Beginning with the first line, set down every line through the one containing "const yTicks = [0, 2, 4, 6, 8, 10, 12, 14];", exactly as it appears, but not the pictures.

+--

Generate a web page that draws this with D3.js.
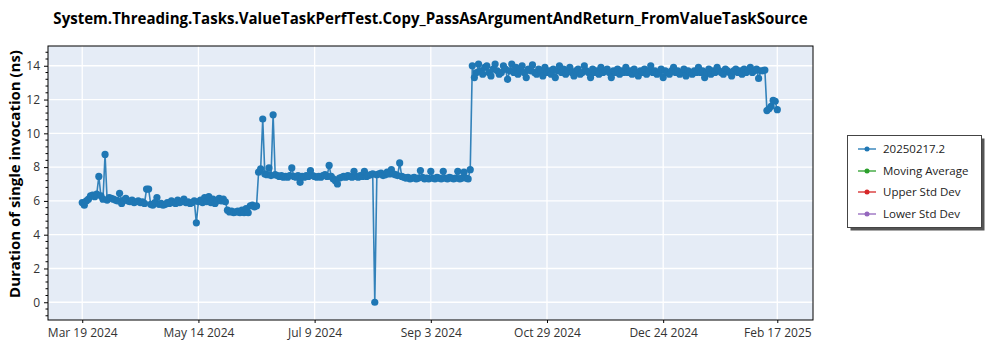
<!DOCTYPE html>
<html>
<head>
<meta charset="utf-8">
<script src="https://cdn.jsdelivr.net/npm/d3@7"></script>
<style>
  html, body { margin: 0; padding: 0; background: #fff; }
  svg { display: block; font-family: "Open Sans", "Noto Sans", sans-serif; }
</style>
</head>
<body>
<svg id="chart" width="1000" height="350"></svg>
<script>
// ---------------- data ----------------
const title = "System.Threading.Tasks.ValueTaskPerfTest.Copy_PassAsArgumentAndReturn_FromValueTaskSource";
const yLabel = "Duration of single invocation (ns)";
const seriesStart = "2024-03-19"; // first run, one run per day
const legendLabels = ["20250217.2", "Moving Average", "Upper Std Dev", "Lower Std Dev"];
const legendColors = ["#1f77b4", "#2ca02c", "#d62728", "#9467bd"];
const xTickDates = ["2024-03-19", "2024-05-14", "2024-07-09", "2024-09-03", "2024-10-29", "2024-12-24", "2025-02-17"];
const xTickLabels = ["Mar 19 2024", "May 14 2024", "Jul 9 2024", "Sep 3 2024", "Oct 29 2024", "Dec 24 2024", "Feb 17 2025"];
const yTicks = [0, 2, 4, 6, 8, 10, 12, 14];

// Mar 19 - May 28 2024 (~6 ns)
const valuesA = [
  5.9, 5.75, 6.0, 6.1, 6.3, 6.35, 6.25, 6.4, 7.45, 6.3,
  6.1, 8.75, 6.05, 6.2, 6.15, 6.1, 6.05, 6.0, 6.45, 5.85,
  6.05, 6.15, 6.0, 5.95, 6.05, 5.9, 5.95, 6.0, 5.9, 5.95,
  5.85, 6.7, 6.7, 5.8, 5.75, 5.9, 6.2, 5.8, 5.85, 5.75,
  5.8, 5.9, 5.85, 6.0, 5.9, 5.85, 6.05, 5.9, 5.95, 6.1,
  5.9, 5.95, 5.85, 5.9, 6.0, 4.7, 5.95, 6.05, 5.9, 6.2,
  5.95, 6.25, 5.9, 6.1, 5.85, 6.0, 6.15, 6.0, 6.1, 5.95
];
// late May - mid June 2024 (~5.4 ns)
const valuesB = [5.45, 5.35, 5.4, 5.3, 5.35, 5.4, 5.3, 5.45, 5.3, 5.55, 5.3, 5.7, 5.75, 5.65, 5.7];
// mid June - Sep 22 2024 (~7.4 ns)
const valuesC = [
  7.7, 7.9, 10.85, 7.6, 7.55, 7.95, 7.5, 11.1, 7.55, 7.5,
  7.45, 7.5, 7.4, 7.45, 7.4, 7.5, 7.95, 7.45, 7.4, 7.5,
  7.1, 7.45, 7.4, 7.5, 7.45, 7.8, 7.5, 7.45, 7.4, 7.45,
  7.4, 7.5, 7.55, 7.45, 8.1, 7.45, 7.3, 7.2, 7.0, 7.35,
  7.4, 7.45, 7.4, 7.5, 7.45, 7.4, 7.75, 7.45, 7.4, 7.5,
  7.45, 7.75, 7.45, 7.5, 7.55, 7.6, 0.0, 7.55, 7.6, 7.65,
  7.5, 7.55, 7.7, 7.6, 7.85, 7.6, 7.55, 7.5, 8.25, 7.45,
  7.4, 7.35, 7.4, 7.3, 7.35, 7.4, 7.3, 7.35, 7.8, 7.4,
  7.3, 7.35, 7.3, 7.75, 7.35, 7.3, 7.4, 7.35, 7.3, 7.75,
  7.35, 7.3, 7.4, 7.35, 7.3, 7.35, 7.75, 7.3, 7.35, 7.7,
  7.35, 7.3, 7.85
];
// Sep 23 2024 - Feb 11 2025 (~13.7 ns)
const valuesD = [
  14.0, 13.3, 13.6, 14.1, 13.7, 13.5, 13.9, 14.0, 13.6, 13.4,
  13.8, 14.1, 13.7, 13.5, 13.6, 14.0, 13.8, 13.2, 13.7, 14.1,
  13.6, 13.9, 13.5, 13.7, 14.0, 13.6, 13.3, 13.8, 13.7, 14.05,
  13.6, 13.5, 13.8, 13.7, 13.4, 13.9, 13.6, 13.7, 13.5, 13.8,
  13.3, 13.7, 14.0, 13.6, 13.8, 13.5, 13.7, 13.9, 13.6, 13.4,
  13.7, 13.8, 13.5, 13.6, 14.0, 13.7, 13.6, 13.3, 13.8, 13.6,
  13.7, 13.5, 13.9, 13.6, 13.7, 13.8, 13.6, 13.3, 13.7, 13.6,
  13.8, 13.5, 13.7, 13.6, 13.9, 13.6, 13.7, 13.5, 13.8, 13.6,
  13.4, 13.7, 13.6, 13.8, 13.5, 13.7, 14.0, 13.6, 13.7, 13.5,
  13.6, 13.8, 13.3, 13.7, 13.6, 13.5, 13.7, 13.9, 13.6, 13.7,
  13.5, 13.6, 13.8, 13.4, 13.7, 13.6, 13.5, 13.7, 13.6, 13.9,
  13.6, 13.7, 13.3, 13.6, 13.8, 13.5, 13.7, 13.6, 13.9, 13.7,
  13.6, 13.5, 13.8, 13.7, 13.6, 13.4, 13.7, 13.8, 13.6, 13.7,
  13.5, 13.8, 13.6, 13.7, 13.9, 13.6, 13.7, 13.8, 13.25, 13.7,
  13.7, 13.75
];
// Feb 12 - Feb 17 2025 (~11.5 ns)
const valuesE = [11.35, 11.45, 11.6, 11.95, 11.9, 11.4];

// ---------------- layout ----------------
const W = 1000, H = 350;
const plot = { left: 48, right: 813, top: 46, bottom: 320 };
const parse = d3.utcParse("%Y-%m-%d");

const values = [].concat(valuesA, valuesB, valuesC, valuesD, valuesE);
const start = parse(seriesStart);
const data = values.map((v, i) => ({ date: d3.utcDay.offset(start, i), value: v }));

const x = d3.scaleUtc()
  .domain([new Date(Date.UTC(2024, 2, 2, 12)), new Date(Date.UTC(2025, 2, 6, 5))])
  .range([plot.left, plot.right]);
const y = d3.scaleLinear().domain([-1.05, 15.17]).range([plot.bottom, plot.top]);

const svg = d3.select("#chart");

// background
svg.append("rect").attr("x", 0).attr("y", 0).attr("width", W).attr("height", H).attr("fill", "#fff");
svg.append("rect")
  .attr("x", plot.left).attr("y", plot.top)
  .attr("width", plot.right - plot.left).attr("height", plot.bottom - plot.top)
  .attr("fill", "#e5ecf6");

// grid
const xTicks = xTickDates.map(parse);
svg.append("g").selectAll("line").data(xTicks).join("line")
  .attr("x1", d => x(d)).attr("x2", d => x(d))
  .attr("y1", plot.top).attr("y2", plot.bottom)
  .attr("stroke", "#fff").attr("stroke-width", 1.3);
svg.append("g").selectAll("line").data(yTicks).join("line")
  .attr("x1", plot.left).attr("x2", plot.right)
  .attr("y1", d => y(d)).attr("y2", d => y(d))
  .attr("stroke", "#fff").attr("stroke-width", 1.3);

// series
svg.append("clipPath").attr("id", "clip").append("rect")
  .attr("x", plot.left).attr("y", plot.top)
  .attr("width", plot.right - plot.left).attr("height", plot.bottom - plot.top);
const gData = svg.append("g").attr("clip-path", "url(#clip)");
const line = d3.line().x(d => x(d.date)).y(d => y(d.value));
gData.append("path").datum(data)
  .attr("fill", "none").attr("stroke", legendColors[0]).attr("stroke-width", 1.6)
  .attr("stroke-opacity", 0.9).attr("d", line);
gData.append("g").selectAll("circle").data(data).join("circle")
  .attr("cx", d => x(d.date)).attr("cy", d => y(d.value)).attr("r", 3.6)
  .attr("fill", legendColors[0]);

// axes
const yAxis = d3.axisLeft(y).tickValues(yTicks).tickSize(4).tickPadding(4).tickFormat(d3.format("d"));
const gy = svg.append("g").attr("transform", `translate(${plot.left},0)`).call(yAxis);
const minor = d3.range(-0.8, 15.0, 0.4).filter(v => Math.abs(v / 2 - Math.round(v / 2)) > 0.01);
svg.append("g").selectAll("line").data(minor).join("line")
  .attr("x1", plot.left - 2.5).attr("x2", plot.left)
  .attr("y1", d => y(d)).attr("y2", d => y(d))
  .attr("stroke", "#000").attr("stroke-width", 1);

const xAxis = d3.axisBottom(x).tickValues(xTicks).tickSize(3).tickPadding(5)
  .tickFormat((d, i) => xTickLabels[i]);
const gx = svg.append("g").attr("transform", `translate(0,${plot.bottom})`).call(xAxis);

[gx, gy].forEach(g => {
  g.select(".domain").remove();
  g.selectAll(".tick line").attr("stroke", "#000");
  g.selectAll(".tick text").attr("fill", "#333").style("font-size", "12px")
    .style("font-family", "'Open Sans', sans-serif");
});

// frame
svg.append("rect")
  .attr("x", plot.left).attr("y", plot.top)
  .attr("width", plot.right - plot.left).attr("height", plot.bottom - plot.top)
  .attr("fill", "none").attr("stroke", "#000").attr("stroke-width", 1);

// title
const t = svg.append("text")
  .attr("x", (plot.left + plot.right) / 2).attr("y", 24)
  .attr("text-anchor", "middle").attr("font-weight", "bold")
  .style("font-size", "15px").attr("fill", "#000").text(title);
const tw = t.node().getComputedTextLength();
t.style("font-size", (15 * 755 / tw).toFixed(2) + "px");

// y label
const yl = svg.append("text")
  .attr("transform", `translate(20,174) rotate(-90)`)
  .attr("text-anchor", "middle").attr("font-weight", "bold")
  .style("font-size", "16px").attr("fill", "#000").text(yLabel);
const yw = yl.node().getComputedTextLength();
yl.style("font-size", (16 * 248 / yw).toFixed(2) + "px");

// legend
const lg = svg.append("g");
const lb = { x: 847.5, y: 135.5, w: 134, h: 92 };
lg.append("rect").attr("x", lb.x + 3).attr("y", lb.y + 3).attr("width", lb.w).attr("height", lb.h)
  .attr("fill", "#555");
lg.append("rect").attr("x", lb.x).attr("y", lb.y).attr("width", lb.w).attr("height", lb.h)
  .attr("fill", "#fff").attr("stroke", "#444").attr("stroke-width", 1);
const rowY = [149, 171, 192, 214];
legendLabels.forEach((lab, i) => {
  const g = lg.append("g").attr("transform", `translate(0,${rowY[i]})`);
  g.append("line").attr("x1", 858).attr("x2", 876).attr("y1", 0).attr("y2", 0)
    .attr("stroke", legendColors[i]).attr("stroke-width", 1.3);
  g.append("circle").attr("cx", 867).attr("cy", 0).attr("r", 2.5).attr("fill", legendColors[i]);
  g.append("text").attr("x", 883).attr("y", 0).attr("dy", "0.35em")
    .style("font-size", "11.5px").attr("fill", "#222").text(lab);
});
</script>
</body>
</html>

+--

### [The answer]
Generate a web page that draws this with D3.js.
<!DOCTYPE html>
<html>
<head>
<meta charset="utf-8">
<script src="https://cdn.jsdelivr.net/npm/d3@7"></script>
<style>
  html, body { margin: 0; padding: 0; background: #fff; }
  svg { display: block; font-family: "Open Sans", "Noto Sans", sans-serif; }
</style>
</head>
<body>
<svg id="chart" width="1000" height="350"></svg>
<script>
// ---------------- data ----------------
const title = "System.Threading.Tasks.ValueTaskPerfTest.Copy_PassAsArgumentAndReturn_FromValueTaskSource";
const yLabel = "Duration of single invocation (ns)";
const seriesStart = "2024-03-19"; // first run, one run per day
const legendLabels = ["20250217.2", "Moving Average", "Upper Std Dev", "Lower Std Dev"];
const legendColors = ["#1f77b4", "#2ca02c", "#d62728", "#9467bd"];
const xTickDates = ["2024-03-19", "2024-05-14", "2024-07-09", "2024-09-03", "2024-10-29", "2024-12-24", "2025-02-17"];
const xTickLabels = ["Mar 19 2024", "May 14 2024", "Jul 9 2024", "Sep 3 2024", "Oct 29 2024", "Dec 24 2024", "Feb 17 2025"];
const yTicks = [0, 2, 4, 6, 8, 10, 12, 14];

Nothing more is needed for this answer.